Definition
Specified information relating to the intended flight of an aircraft, filed orally or in writing with a Flight Service Station (FSS) or Air Traffic Control (ATC) facility. A flight plan typically includes aircraft identification, type and equipment, departure point, route, destination, altitude, true airspeed, estimated time en route, fuel on board, and number of persons aboard.
Plain English
A document the pilot files before a flight that tells aviation authorities who is flying, what aircraft, where they are going, by what route, and how long it should take.

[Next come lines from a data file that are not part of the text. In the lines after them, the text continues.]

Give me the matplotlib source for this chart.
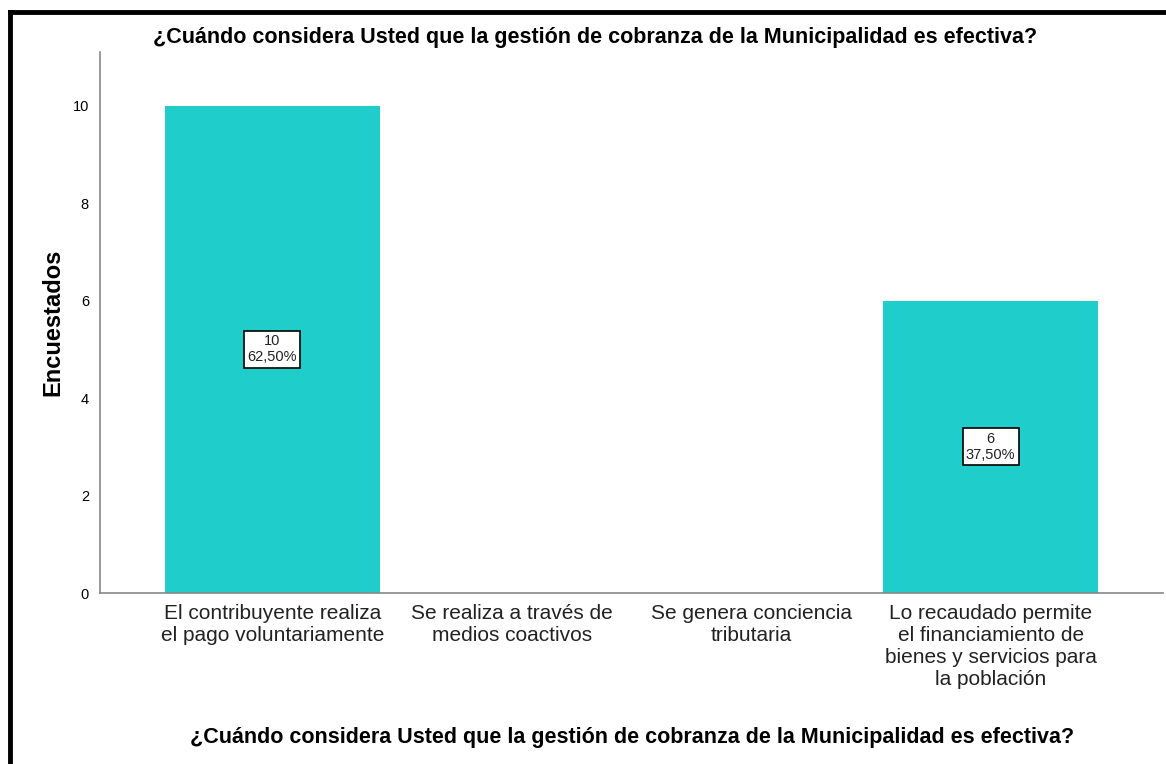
import matplotlib.pyplot as plt
import numpy as np
from matplotlib.lines import Line2D

plt.rcParams['font.family'] = ['Liberation Sans', 'DejaVu Sans']

categorias = ['El contribuyente realiza\nel pago voluntariamente',
              'Se realiza a través de\nmedios coactivos',
              'Se genera conciencia\ntributaria',
              'Lo recaudado permite\nel financiamiento de\nbienes y servicios para\nla población']
encuestados = [10, 0, 0, 6]
porcentajes = ['62,50%', '', '', '37,50%']
titulo = '¿Cuándo considera Usted que la gestión de cobranza de la Municipalidad es efectiva?'

fig = plt.figure(figsize=(11.66, 7.64), dpi=100)
ax = fig.add_axes([0.0858, 0.2238, 0.9116, 0.7082])

x = np.arange(len(categorias))
ax.bar(x, encuestados, width=0.9, color='#1fcecb', zorder=2)

# etiquetas dentro de las barras
for i, v in enumerate(encuestados):
    if v > 0:
        ax.text(i, v / 2, f'{v}\n{porcentajes[i]}', ha='center', va='center',
                fontsize=10.5, linespacing=1.2, color='#222222',
                bbox=dict(boxstyle='square,pad=0.22', fc='white', ec='black', lw=1.2))

ax.set_xlim(-0.72, 3.72)
ax.set_ylim(0, 11.1)
ax.set_yticks([0, 2, 4, 6, 8, 10])
ax.set_xticks(x)
ax.set_xticklabels(categorias, fontsize=15, color='#222222', linespacing=1.2)
ax.tick_params(axis='both', length=0)
ax.tick_params(axis='y', labelsize=10.5, pad=8)
ax.tick_params(axis='x', pad=8)

for s in ['top', 'right']:
    ax.spines[s].set_visible(False)
for s in ['left', 'bottom']:
    ax.spines[s].set_color('#888888')
    ax.spines[s].set_linewidth(1.2)

ax.set_ylabel('Encuestados', fontsize=17, fontweight='bold', labelpad=6)
fig.text(0.51, 1 - 38 / 764, titulo, ha='center', va='center', fontsize=15.5, fontweight='bold')
fig.text(0.542, 1 - 738 / 764, titulo, ha='center', va='center', fontsize=15.5, fontweight='bold')

# marco negro
fig.add_artist(Line2D([10 / 1166, 10 / 1166], [0, 1 - 12 / 764], color='black', lw=3.5))
fig.add_artist(Line2D([10 / 1166, 1], [1 - 12 / 764, 1 - 12 / 764], color='black', lw=3.5))

fig.savefig('out.png', dpi=100)
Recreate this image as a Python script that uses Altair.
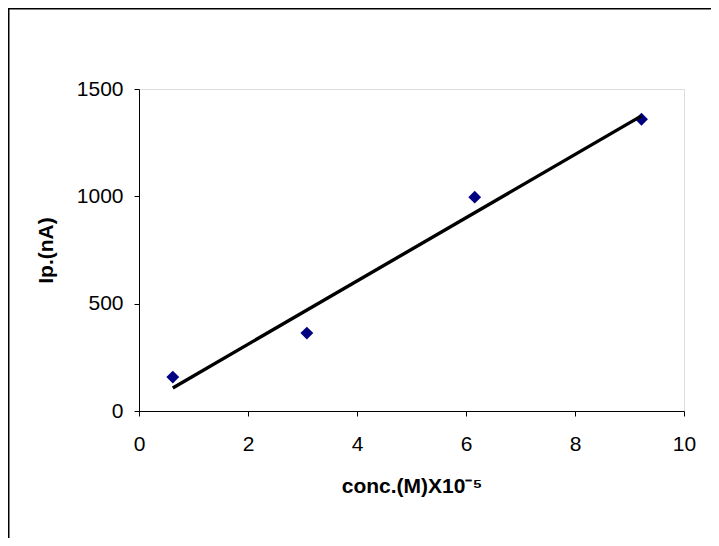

It lets the system know to expect the flight and, if necessary, look for the aircraft if it does not arrive.
Context Anchor
You will encounter flight plans when working with Flight Service, planning a route, requesting services before departure, or making sure a flight can be followed if it does not arrive as expected.
Why Pilots Care
Filing activates search-and-rescue services if the aircraft becomes overdue and is required for all IFR operations.
Intuition Check
Do not read flight plans as casual plans kept only in the pilot’s head. In this context, flight plans are formal filed records used by aviation services.
Example Sentence 1
Before departing on the cross-country, the pilot called Flight Service and filed a VFR flight plan with an estimated time en route of two hours.
Example Sentence 2
After landing, the pilot closed the flight plan with the FSS to avoid an unnecessary search-and-rescue alert.